→ Exercise description
Pictures aside, quote the whole listing exactly.

→ Source data
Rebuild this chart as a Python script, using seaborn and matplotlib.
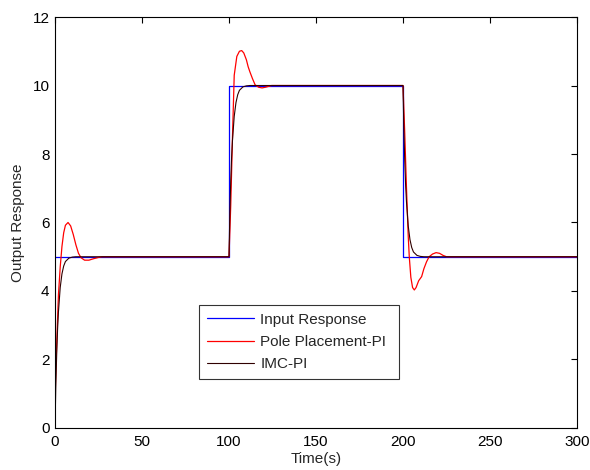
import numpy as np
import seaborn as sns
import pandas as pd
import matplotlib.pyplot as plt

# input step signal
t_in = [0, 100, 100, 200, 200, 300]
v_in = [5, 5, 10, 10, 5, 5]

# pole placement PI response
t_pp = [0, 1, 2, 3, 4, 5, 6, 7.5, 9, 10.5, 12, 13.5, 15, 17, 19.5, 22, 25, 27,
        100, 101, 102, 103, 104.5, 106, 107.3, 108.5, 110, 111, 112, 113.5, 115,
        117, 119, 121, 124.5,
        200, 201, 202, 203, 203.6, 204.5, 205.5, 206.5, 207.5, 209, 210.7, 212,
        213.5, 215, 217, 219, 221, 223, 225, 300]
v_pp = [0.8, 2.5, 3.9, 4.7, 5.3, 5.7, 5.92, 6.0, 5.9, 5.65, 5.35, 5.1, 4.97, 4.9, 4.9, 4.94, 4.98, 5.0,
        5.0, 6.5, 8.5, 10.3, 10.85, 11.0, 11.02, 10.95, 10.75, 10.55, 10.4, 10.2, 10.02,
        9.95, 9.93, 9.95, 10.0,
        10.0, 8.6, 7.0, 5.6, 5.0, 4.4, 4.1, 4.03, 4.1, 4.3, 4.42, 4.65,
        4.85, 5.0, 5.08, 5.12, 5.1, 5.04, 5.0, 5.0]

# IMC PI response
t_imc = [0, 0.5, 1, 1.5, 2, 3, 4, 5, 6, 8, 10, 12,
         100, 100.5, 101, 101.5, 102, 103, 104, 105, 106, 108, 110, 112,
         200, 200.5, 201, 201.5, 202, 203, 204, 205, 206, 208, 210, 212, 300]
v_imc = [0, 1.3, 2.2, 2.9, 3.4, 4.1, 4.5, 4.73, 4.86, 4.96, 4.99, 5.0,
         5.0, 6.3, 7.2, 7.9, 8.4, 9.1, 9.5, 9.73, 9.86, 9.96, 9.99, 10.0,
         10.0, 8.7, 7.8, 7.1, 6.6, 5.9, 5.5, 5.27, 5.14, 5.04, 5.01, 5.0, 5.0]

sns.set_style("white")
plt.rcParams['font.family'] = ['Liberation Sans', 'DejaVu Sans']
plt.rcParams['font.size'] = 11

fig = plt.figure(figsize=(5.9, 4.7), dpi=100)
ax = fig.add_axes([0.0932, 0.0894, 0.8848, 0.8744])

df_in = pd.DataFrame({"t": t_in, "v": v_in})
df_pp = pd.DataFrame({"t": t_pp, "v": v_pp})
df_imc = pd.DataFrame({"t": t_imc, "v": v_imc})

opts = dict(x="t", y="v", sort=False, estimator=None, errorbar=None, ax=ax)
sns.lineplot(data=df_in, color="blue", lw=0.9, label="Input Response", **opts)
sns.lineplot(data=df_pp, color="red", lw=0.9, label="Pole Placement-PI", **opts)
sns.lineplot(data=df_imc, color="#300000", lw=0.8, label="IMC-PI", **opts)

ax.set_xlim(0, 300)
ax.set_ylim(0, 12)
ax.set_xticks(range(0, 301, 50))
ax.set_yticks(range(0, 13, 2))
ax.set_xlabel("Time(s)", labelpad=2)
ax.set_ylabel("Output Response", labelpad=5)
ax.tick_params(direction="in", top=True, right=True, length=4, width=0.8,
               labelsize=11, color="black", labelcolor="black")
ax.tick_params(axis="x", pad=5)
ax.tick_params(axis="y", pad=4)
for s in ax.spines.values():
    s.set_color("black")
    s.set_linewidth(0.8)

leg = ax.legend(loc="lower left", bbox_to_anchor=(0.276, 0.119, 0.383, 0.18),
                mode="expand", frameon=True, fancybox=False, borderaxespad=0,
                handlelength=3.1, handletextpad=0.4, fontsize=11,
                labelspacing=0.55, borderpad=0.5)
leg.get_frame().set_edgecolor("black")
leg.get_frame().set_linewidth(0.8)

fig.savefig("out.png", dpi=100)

→ Result
Rebuild this chart as a Python script, using seaborn and matplotlib.
import numpy as np
import seaborn as sns
import pandas as pd
import matplotlib.pyplot as plt

# input step signal
t_in = [0, 100, 100, 200, 200, 300]
v_in = [5, 5, 10, 10, 5, 5]

# pole placement PI response
t_pp = [0, 1, 2, 3, 4, 5, 6, 7.5, 9, 10.5, 12, 13.5, 15, 17, 19.5, 22, 25, 27,
        100, 101, 102, 103, 104.5, 106, 107.3, 108.5, 110, 111, 112, 113.5, 115,
        117, 119, 121, 124.5,
        200, 201, 202, 203, 203.6, 204.5, 205.5, 206.5, 207.5, 209, 210.7, 212,
        213.5, 215, 217, 219, 221, 223, 225, 300]
v_pp = [0.8, 2.5, 3.9, 4.7, 5.3, 5.7, 5.92, 6.0, 5.9, 5.65, 5.35, 5.1, 4.97, 4.9, 4.9, 4.94, 4.98, 5.0,
        5.0, 6.5, 8.5, 10.3, 10.85, 11.0, 11.02, 10.95, 10.75, 10.55, 10.4, 10.2, 10.02,
        9.95, 9.93, 9.95, 10.0,
        10.0, 8.6, 7.0, 5.6, 5.0, 4.4, 4.1, 4.03, 4.1, 4.3, 4.42, 4.65,
        4.85, 5.0, 5.08, 5.12, 5.1, 5.04, 5.0, 5.0]

# IMC PI response
t_imc = [0, 0.5, 1, 1.5, 2, 3, 4, 5, 6, 8, 10, 12,
         100, 100.5, 101, 101.5, 102, 103, 104, 105, 106, 108, 110, 112,
         200, 200.5, 201, 201.5, 202, 203, 204, 205, 206, 208, 210, 212, 300]
v_imc = [0, 1.3, 2.2, 2.9, 3.4, 4.1, 4.5, 4.73, 4.86, 4.96, 4.99, 5.0,
         5.0, 6.3, 7.2, 7.9, 8.4, 9.1, 9.5, 9.73, 9.86, 9.96, 9.99, 10.0,
         10.0, 8.7, 7.8, 7.1, 6.6, 5.9, 5.5, 5.27, 5.14, 5.04, 5.01, 5.0, 5.0]

sns.set_style("white")
plt.rcParams['font.family'] = ['Liberation Sans', 'DejaVu Sans']
plt.rcParams['font.size'] = 11

fig = plt.figure(figsize=(5.9, 4.7), dpi=100)
ax = fig.add_axes([0.0932, 0.0894, 0.8848, 0.8744])

df_in = pd.DataFrame({"t": t_in, "v": v_in})
df_pp = pd.DataFrame({"t": t_pp, "v": v_pp})
df_imc = pd.DataFrame({"t": t_imc, "v": v_imc})

opts = dict(x="t", y="v", sort=False, estimator=None, errorbar=None, ax=ax)
sns.lineplot(data=df_in, color="blue", lw=0.9, label="Input Response", **opts)
sns.lineplot(data=df_pp, color="red", lw=0.9, label="Pole Placement-PI", **opts)
sns.lineplot(data=df_imc, color="#300000", lw=0.8, label="IMC-PI", **opts)

ax.set_xlim(0, 300)
ax.set_ylim(0, 12)
ax.set_xticks(range(0, 301, 50))
ax.set_yticks(range(0, 13, 2))
ax.set_xlabel("Time(s)", labelpad=2)
ax.set_ylabel("Output Response", labelpad=5)
ax.tick_params(direction="in", top=True, right=True, length=4, width=0.8,
               labelsize=11, color="black", labelcolor="black")
ax.tick_params(axis="x", pad=5)
ax.tick_params(axis="y", pad=4)
for s in ax.spines.values():
    s.set_color("black")
    s.set_linewidth(0.8)

leg = ax.legend(loc="lower left", bbox_to_anchor=(0.276, 0.119, 0.383, 0.18),
                mode="expand", frameon=True, fancybox=False, borderaxespad=0,
                handlelength=3.1, handletextpad=0.4, fontsize=11,
                labelspacing=0.55, borderpad=0.5)
leg.get_frame().set_edgecolor("black")
leg.get_frame().set_linewidth(0.8)

fig.savefig("out.png", dpi=100)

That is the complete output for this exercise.